First, the decline in trade turnover among the former Soviet republics that make up the CIS today is not the primary cause of their economic distress. And reversing it would not necessarily be the primary cause of their recovery. Indeed, such a change might impede further economic reform.

It is certainly the case that dislocations in trade following the collapse of the USSR had an impact on the economic situation of the 12 CIS member states. When the Soviet Union fell apart, enterprises and ministries on the territory of each of the 12 countries suddenly had to seek new partners to obtain raw materials and spare parts and new markets to sell their own products.

But whatever impact that process had on their economic growth, three other factors had considerably more: the shift toward a free market in many of these countries, the collapse of political authority, and the impact uncertainty about both these processes had on investment both foreign and domestic.

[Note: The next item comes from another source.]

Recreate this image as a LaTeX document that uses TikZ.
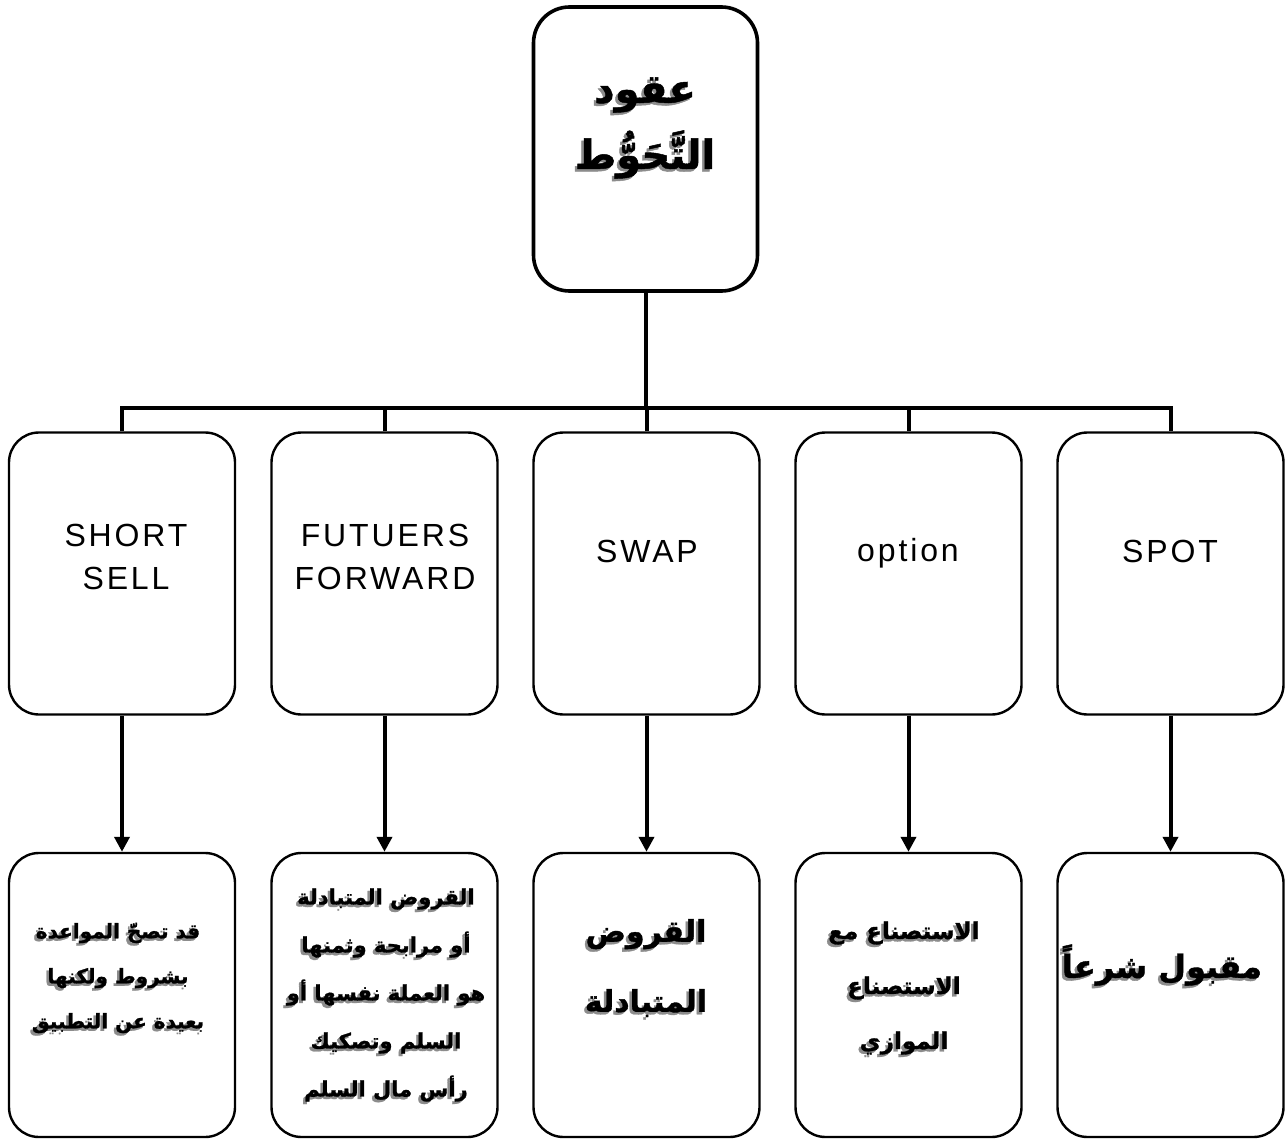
\documentclass[tikz,border=0pt]{standalone}
\usepackage{fontspec}
\setmainfont{Liberation Sans}
\newfontfamily\latinsp[LetterSpace=9]{Liberation Sans}
\newfontfamily\arabicfont[Script=Arabic, BoldFeatures={FakeBold=1.2}]{DejaVu Sans}
\TeXXeTstate=1
\usetikzlibrary{arrows.meta}
\newcommand\shtext[5]{% name, position (x,y without parens), size, baselineskip, content
  \node[artext, text=black!45, font={\arabicfont\bfseries\fontsize{#3}{#4}\selectfont}] at ([shift={(-2.5,2.5)}]#2) {#5};
  \node[artext, font={\arabicfont\bfseries\fontsize{#3}{#4}\selectfont}] (#1) at (#2) {#5};
}
\begin{document}
\begin{tikzpicture}[x=1pt,y=-1pt,
  box/.style={draw=black, line width=2.4pt, rounded corners=30pt, minimum width=226pt, minimum height=282pt, inner sep=0pt},
  topbox/.style={draw=black, line width=3.6pt, rounded corners=36pt, minimum width=224pt, minimum height=284pt, inner sep=0pt},
  conn/.style={draw=black, line width=4pt},
  arr/.style={draw=black, line width=4pt, -{Triangle[length=15pt,width=15pt]}},
  latin/.style={align=center, font={\latinsp\fontsize{32}{43}\selectfont}},
  artext/.style={align=center, inner sep=0pt}
]
\useasboundingbox (0,0) rectangle (1287,1139);
% boxes
\node[topbox] (top) at (645.5,149) {};
\foreach \i/\x in {1/122,2/384.5,3/646.5,4/908.5,5/1170.5}{
  \node[box] (m\i) at (\x,573.5) {};
  \node[box, minimum height=284pt] (b\i) at (\x,995) {};
}
\coordinate (hl) at (0,408);
% connectors
\draw[conn] (top.south) -- (top.south |- hl);
\draw[conn] (m1.north) -- (m1.north |- hl) -- (m5.north |- hl) -- (m5.north);
\draw[conn] (m2.north) -- (m2.north |- hl);
\draw[conn] (m3.north) -- (m3.north |- hl);
\draw[conn] (m4.north) -- (m4.north |- hl);
\foreach \i in {1,...,5}{ \draw[arr] (m\i.south) -- (b\i.north); }
% latin labels
\node[latin] (t1) at (126,557) {SHORT\\SELL};
\node[latin] (t2) at (385,557) {FUTUERS\\FORWARD};
\node[latin] (t3) at (647,551) {SWAP};
\node[latin] (t4) at (908,553) {option};
\node[latin] (t5) at (1170,551) {SPOT};
% arabic labels
\shtext{a0}{645,128}{40}{66}{\beginR عقود\endR\\\beginR التَّحَوُّط\endR}
\shtext{a1}{118,978}{20}{45}{\beginR قد تصحّ المواعدة\endR\\\beginR بشروط ولكنها\endR\\\beginR بعيدة عن التطبيق\endR}
\shtext{a2}{386,995}{21}{48}{\beginR القروض المتبادلة\endR\\\beginR أو مرابحة وثمنها\endR\\\beginR هو العملة نفسها أو\endR\\\beginR السلم وتصكيك\endR\\\beginR رأس مال السلم\endR}
\shtext{a3}{646,968}{30}{70}{\beginR القروض\endR\\\beginR المتبادلة\endR}
\shtext{a4}{904,988}{23}{55}{\beginR الاستصناع مع\endR\\\beginR الاستصناع\endR\\\beginR الموازي\endR}
\shtext{a5}{1162,965}{32}{40}{\beginR مقبول شرعاً\endR}
\end{tikzpicture}
\end{document}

Second, the CIS itself has little prospect of becoming the most relevant trade organization for most of the countries that are currently its members.

On the one hand, most have more natural trade partners beyond its borders. Moscow managed the Soviet economy in such a way to promote the integration of its empire into a single state, cutting off the republics from most foreign trade and creating chains of economic activity that could only be described as irrational.

In many cases, individual republics could have made far more by selling their products abroad than they did by providing them to Moscow. And few of them could have seen arrangements in which each republic was so highly specialized and so dependent on Moscow for establishing prices that it could not conceivably go their own ways.

And on the other, the CIS is increasingly a Russian claim than a genuine reality. Since its creation in December 1991, the CIS has adopted some 800 agreements. But very few of these have been approved by all the members or implemented even when they are approved.

As a result, and whatever the advocates of the CIS say in its defense, the CIS is simply not a the most important actor in either the economic or political lives of its member states. Indeed, an increasing number of the leaders of these countries have indicated that they remain members only because of the likelihood of a sharp Russian reaction should they leave.

And third, this argument obscures the fundamental difference between economic integration and economic reintegration.

As the Soviet Union moved toward its end, USSR President Mikhail Gorbachev and his supporters routinely pointed to developments in the European Union and argued that integration rather than disintegration was the order of the day.

Russian officials are again repeating these arguments, but they are unlikely to impress many because such claims represent a confusion between integration and reintegration. The first is a natural process reflecting both individual national interests and a level of self-confidence that would allow countries to yield some of their sovereignty for other gains.

Reintegration, in contrast, is something else. Even before all the member countries of the CIS can feel themselves confident about their status, some in Moscow are advocating that they yield some of the sovereignty that they have not yet been able to completely secure in the name of economic interests.

But the reactions of the non-Russian countries to such proposals in the past suggest that most of these countries will view these arguments for what they almost certainly are: a political program to expand Moscow's influence rather than a genuinely economic one intended to benefit them all.